President #Obama, despite not having the support of the senate, will sign and ratify the Paris Climate Agreement this Friday, a Chinese news outlet is reporting. The news has set off alarm bells among opponents of the #Climate Change accord, which calls for nations to reduce greenhouse gas emissions to avert warming 1.5 degrees Celsius. Republicans have insisted that the pact is a treaty and must be ratified by the senate, as laid out in the U.S. constitution.
Obama and Chinese President Xi Jinping are planning to announce their joint ratification of the accord two days before the G-20 Summit begins on Sunday, September 4, in Hangzhou, Zhejiang. The Post also writes that “senior climate officials” from both governments have been working “late into the night” in Beijing to finalize the details. As climate change experts have noted, averting warming by 1.5 degrees won’t occur without a complete power shutdown of all greenhouse-emitting sources, which would send the world into a new stone age.
Obama’s second-term dictatorship?
In the United States, only the senate can ratify treaties via a two-thirds vote. In communist China, however, a treaty only requires its leader to say, “So be it.” That’s according to Myron Ebell, the energy and environmental director at the free-market Competitive Enterprise Institute (CEI), who said Obama is ratifying a treaty the same way China’s communist dictator is doing it: by saying three magic words, “So be it.” Prior to being elected a second time, Obama repeatedly said he was not an emperor and he can’t wave a magic wand and do whatever he pleases. That changed in his final term.
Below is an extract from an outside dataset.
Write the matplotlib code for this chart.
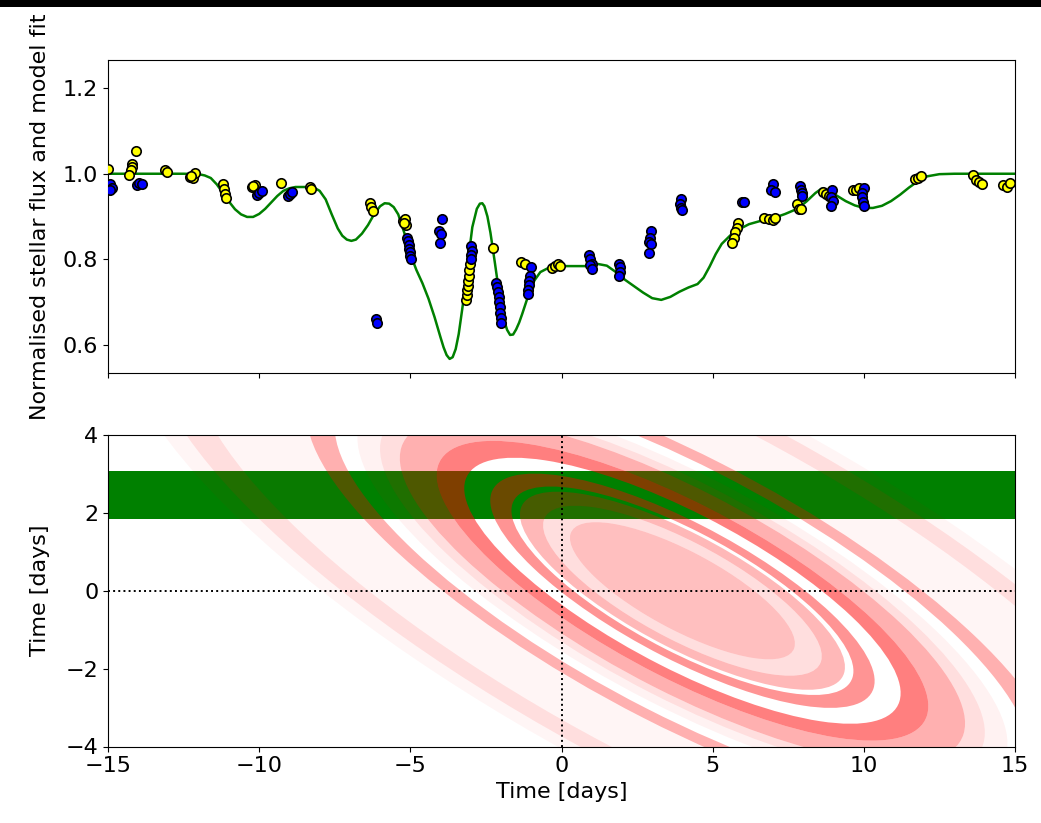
import numpy as np
import matplotlib
matplotlib.use("Agg")
import matplotlib.pyplot as plt
from matplotlib.path import Path
from matplotlib.patches import PathPatch, Rectangle
from matplotlib.transforms import Affine2D

# ---------------- data: light curve model ----------------
model_t = [-15.0, -12.5, -12.0, -11.8, -11.6, -11.4, -11.2, -11.0, -10.8, -10.6,
           -10.4, -10.2, -10.0, -9.8, -9.6, -9.4, -9.2, -9.0, -8.8, -8.5,
           -8.2, -8.0, -7.8, -7.6, -7.4, -7.25, -7.1, -6.95, -6.8, -6.6, -6.4,
           -6.2, -6.0, -5.85, -5.7, -5.55, -5.4, -5.2, -5.0, -4.8, -4.6, -4.4,
           -4.2, -4.0, -3.9, -3.8, -3.7, -3.6, -3.5, -3.4, -3.25, -3.1, -2.95, -2.8,
           -2.7, -2.62, -2.55, -2.45, -2.35, -2.2, -2.05, -1.9, -1.8, -1.7, -1.6,
           -1.5, -1.4, -1.3, -1.1, -0.9, -0.7, -0.4, 0.0, 0.5, 0.9, 1.2, 1.5, 1.8,
           2.1, 2.4, 2.7, 3.0, 3.3, 3.6, 3.9, 4.2, 4.5, 4.7,
           4.9, 5.1, 5.3, 5.6, 5.9, 6.2, 6.6, 7.0, 7.4, 7.8,
           8.1, 8.4, 8.6, 8.8, 9.1, 9.4, 9.7, 10.0, 10.3, 10.6,
           10.9, 11.2, 11.5, 11.8, 12.1, 12.5, 13.0, 15.0]
model_f = [1.000, 1.000, 0.999, 0.996, 0.990, 0.975, 0.955, 0.935, 0.917, 0.905,
           0.899, 0.899, 0.906, 0.918, 0.933, 0.948, 0.960, 0.966, 0.969, 0.969,
           0.968, 0.960, 0.940, 0.905, 0.872, 0.855, 0.846, 0.843, 0.846, 0.860, 0.880,
           0.905, 0.924, 0.931, 0.930, 0.922, 0.905, 0.862, 0.812, 0.775, 0.744, 0.708,
           0.665, 0.617, 0.594, 0.576, 0.567, 0.571, 0.590, 0.625, 0.700, 0.790, 0.875, 0.918,
           0.930, 0.931, 0.924, 0.900, 0.862, 0.790, 0.715, 0.658, 0.635, 0.623, 0.624,
           0.636, 0.652, 0.672, 0.715, 0.750, 0.770, 0.781, 0.784, 0.784, 0.784, 0.789, 0.785, 0.770,
           0.752, 0.737, 0.722, 0.709, 0.705, 0.712, 0.724, 0.734, 0.742, 0.757,
           0.783, 0.812, 0.836, 0.857, 0.871, 0.882, 0.890, 0.896, 0.906, 0.918,
           0.935, 0.955, 0.965, 0.962, 0.949, 0.936, 0.926, 0.920, 0.920, 0.925,
           0.936, 0.951, 0.968, 0.983, 0.994, 0.999, 1.000, 1.000]

# ---------------- data: photometry (two instruments) ----------------
yellow_t = [-15.0, -14.08, -14.19, -14.22, -14.25, -14.3, -13.12, -13.05,
            -12.3, -12.2, -12.12, -12.25, -11.2, -11.17, -11.14, -11.1,
            -10.25, -10.15, -10.2, -9.28, -8.32, -8.3,
            -6.34, -6.29, -6.22, -5.25, -5.18, -5.14, -5.2,
            -3.15, -3.13, -3.12, -3.1, -3.08, -3.07, -3.05, -3.03,
            -2.27, -1.33, -1.22, -0.32, -0.2, -0.1, -0.05,
            5.85, 5.8, 5.75, 5.7, 5.65, 6.7, 6.85, 7.0, 7.05,
            7.78, 7.85, 7.92, 8.65, 8.75, 8.85, 9.65, 9.75, 9.85,
            11.7, 11.8, 11.88, 13.6, 13.7, 13.8, 13.92, 14.6, 14.72, 14.85]
yellow_f = [1.012, 1.053, 1.022, 1.015, 1.008, 0.996, 1.008, 1.004,
            0.992, 0.990, 1.002, 0.994, 0.977, 0.965, 0.953, 0.943,
            0.969, 0.974, 0.972, 0.979, 0.970, 0.964,
            0.932, 0.923, 0.914, 0.890, 0.895, 0.880, 0.885,
            0.705, 0.716, 0.727, 0.738, 0.750, 0.762, 0.775, 0.790,
            0.826, 0.794, 0.789, 0.780, 0.785, 0.788, 0.784,
            0.885, 0.874, 0.864, 0.850, 0.838, 0.896, 0.894, 0.891, 0.897,
            0.930, 0.918, 0.917, 0.958, 0.952, 0.948, 0.961, 0.963, 0.966,
            0.988, 0.991, 0.995, 0.996, 0.986, 0.981, 0.977, 0.973, 0.968, 0.979]

blue_t = [-14.95, -14.87, -14.92, -14.05, -13.98, -13.88,
          -10.07, -10.0, -9.9, -9.05, -8.97, -8.9, -6.12, -6.1,
          -5.1, -5.07, -5.05, -5.03, -5.02, -5.0, -4.98,
          -3.96, -4.05, -3.98, -4.02, -2.98, -2.97, -3.0, -2.98,
          -2.15, -2.12, -2.1, -2.08, -2.07, -2.05, -2.02, -2.0, -1.99,
          -1.02, -1.05, -1.07, -1.09, -1.11, -1.12,
          0.9, 0.95, 1.0, 0.93, 1.0, 1.9, 1.95, 1.93, 1.9,
          2.95, 2.92, 2.9, 2.95, 2.9, 3.95, 3.92, 3.95, 4.0,
          5.96, 6.03, 7.0, 6.92, 7.05, 7.88, 7.92, 7.97, 7.95,
          8.95, 8.93, 8.97, 8.92, 10.0, 9.95, 9.95, 9.97, 10.0]
blue_f = [0.975, 0.967, 0.962, 0.974, 0.978, 0.977,
          0.950, 0.955, 0.959, 0.949, 0.953, 0.958, 0.660, 0.652,
          0.850, 0.842, 0.833, 0.825, 0.817, 0.808, 0.800,
          0.895, 0.867, 0.858, 0.837, 0.830, 0.820, 0.810, 0.800,
          0.745, 0.735, 0.724, 0.712, 0.700, 0.688, 0.675, 0.663, 0.652,
          0.783, 0.762, 0.750, 0.739, 0.728, 0.718,
          0.810, 0.800, 0.790, 0.786, 0.777, 0.790, 0.781, 0.770, 0.760,
          0.865, 0.850, 0.840, 0.835, 0.815, 0.940, 0.930, 0.920, 0.915,
          0.933, 0.933, 0.977, 0.962, 0.957, 0.972, 0.962, 0.954, 0.949,
          0.962, 0.946, 0.936, 0.925, 0.966, 0.955, 0.945, 0.935, 0.925]

# ---------------- data: ring system geometry ----------------
ring_center = (4.0, 0.0)
ring_tilt_deg = -21.6
ring_axis_ratio = 0.264
ring_inner = [0.0, 3.98, 4.93, 6.05, 7.72, 8.70, 10.0, 10.7, 12.3, 13.3, 17.4, 18.9]
ring_outer = [3.98, 4.93, 5.75, 6.80, 8.70, 10.0, 10.7, 11.5, 13.3, 17.4, 18.9, 20.0]
ring_alpha = [0.25, 0.13, 0.28, 0.42, 0.50, 0.31, 0.13, 0.05, 0.31, 0.04, 0.13, 0.04]
star_path = (1.83, 3.07)

xticks = [-15, -10, -5, 0, 5, 10, 15]
top_yticks = [0.6, 0.8, 1.0, 1.2]
bot_yticks = [-4, -2, 0, 2, 4]

# ---------------- figure ----------------
W, H = 1041, 823
fig = plt.figure(figsize=(W / 100, H / 100), dpi=100)
plt.rcParams['font.family'] = ['DejaVu Sans']
FS = 16

def axes_px(left, top, right, bottom):
    return [left / W, 1 - bottom / H, (right - left) / W, (bottom - top) / H]

ax1 = fig.add_axes(axes_px(108, 60, 1015, 373))
ax2 = fig.add_axes(axes_px(108, 435, 1015, 746.5))

# top panel
ax1.plot(model_t, model_f, color='green', lw=1.8, zorder=2,
         solid_joinstyle='round', solid_capstyle='round')
ax1.scatter(yellow_t, yellow_f, s=46, c='yellow', edgecolors='black', linewidths=1.2, zorder=3)
ax1.scatter(blue_t, blue_f, s=46, c='blue', edgecolors='black', linewidths=1.2, zorder=4)
ax1.set_xlim(-15, 15)
ax1.set_ylim(0.534, 1.266)
ax1.set_xticks(xticks)
ax1.set_xticklabels([])
ax1.set_yticks(top_yticks)
ax1.tick_params(labelsize=FS)
ax1.set_ylabel('Normalised stellar flux and model fit', fontsize=FS)
ax1.yaxis.set_label_coords(-0.064, 0.5)

# bottom panel
ax2.axhspan(star_path[0], star_path[1], color='green', lw=0, zorder=1)

base = Affine2D().scale(1.0, ring_axis_ratio).rotate_deg(ring_tilt_deg).translate(*ring_center)
circle = Path.unit_circle()

def ellipse_path(r):
    return circle.transformed(Affine2D().scale(r) + base)

for r_in, r_out, a in zip(ring_inner, ring_outer, ring_alpha):
    outer = ellipse_path(r_out)
    if r_in > 0:
        inner = ellipse_path(r_in)
        iv = np.vstack([inner.vertices[:-1][::-1], inner.vertices[:1]])
        verts = np.vstack([outer.vertices, iv])
        codes = np.concatenate([outer.codes, inner.codes])
        path = Path(verts, codes)
    else:
        path = outer
    ax2.add_patch(PathPatch(path, facecolor=(1, 0, 0, a), edgecolor='none', lw=0, zorder=2))

ax2.axvline(0, color='black', ls=':', lw=1.4, zorder=3)
ax2.axhline(0, color='black', ls=':', lw=1.4, zorder=3)
ax2.set_xlim(-15, 15)
ax2.set_ylim(-4, 4)
ax2.set_xticks(xticks)
ax2.set_yticks(bot_yticks)
ax2.tick_params(labelsize=FS)
ax2.set_xlabel('Time [days]', fontsize=FS)
ax2.set_ylabel('Time [days]', fontsize=FS)
ax2.yaxis.set_label_coords(-0.064, 0.5)

# dark strip along the top edge of the source image
fig.patches.append(Rectangle((0, 1 - 7 / H), 1, 7 / H, transform=fig.transFigure,
                             facecolor='black', edgecolor='none', zorder=10))

fig.savefig('out.png', dpi=100)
Senator James Inhofe (R-OK), chairman of the Senate’s #Environment Committee, has cautioned other countries that without senate ratification, the Paris climate accord would be dead in the water. Inhofe said in April that he wanted to make sure international participants knew President Obama was going rogue and didn’t have the support of his own government. As such, Inhofe said, the pact will fail. Obama’s Clean Power Plan, part of this climate treaty, has been put on hold by the Supreme Court while 29 states and industry groups have time to litigate its legality.